Et c'est là qu'il faut déployer une savante maîtrise de champion de course d'obstacles pour arriver à les esquiver les uns après les autres, redéfinir le projet et recombiner les acronymes (voire en laisser tomber: «Haha! non, justement, le but de mon projet c'est un peu comme le bloc-notes social, mais sans GPS, c'est subtil mais ça change tout!»)
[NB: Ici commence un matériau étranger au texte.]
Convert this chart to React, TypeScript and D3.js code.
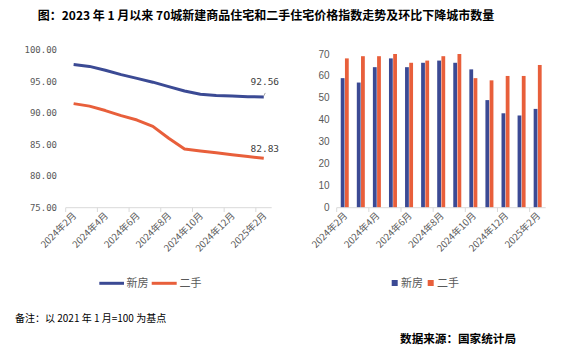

Ou alors, foncer dans le tas, produire une montagne de code à la vitesse du guépard, en espérant qu'un maximum passera les tirs de barrage des divers comités de "review".

2 comments:

Anonymous said...

Je cite: "un système simple à utiliser est complexe à construire et vice-versa.". Quand je vois la majorité des +/- 45 applications que j'utilise chez Shittybank pour essayer de dépanner les pauvres mononeuronaux qui s'imaginent qu'ils nous suffit de cliquer sur "OK" pour règler tous leurs problèmes d'un coup, je me dis que nos petits développeurs du sud du Gange, ils ont dû faire un code super-simple!
(la preuve, la moindre modif à apporter à leur merveille se compte en centaines de jours/homme et ne sera possible qu'au prochain "release" - enfin pas celui d'octobre 2008 qui est en fait celui de mars 2007 qui a pris du retard mais le suivant dont la date est... à déterminer en fonction du "business"... donc on évite de parler calendrier et on demande si il fait beau là-bas chez vous à Bruxelles...)
Bisous!

Thierry Le Boulengé said...

Je vois je vois, c'est tout à fait ça! Ca me rappelle quelque chose de pas si lointain :)

Il est tout-à-fait possible de construire un système qui est frusrtant au possible pour l'utilisateur, complexe à souhaît, rétrograde et très instable... En fait, même, on pourrait dire que c'est là les caractéristiques génériques d'un bon tas d'entre-eux!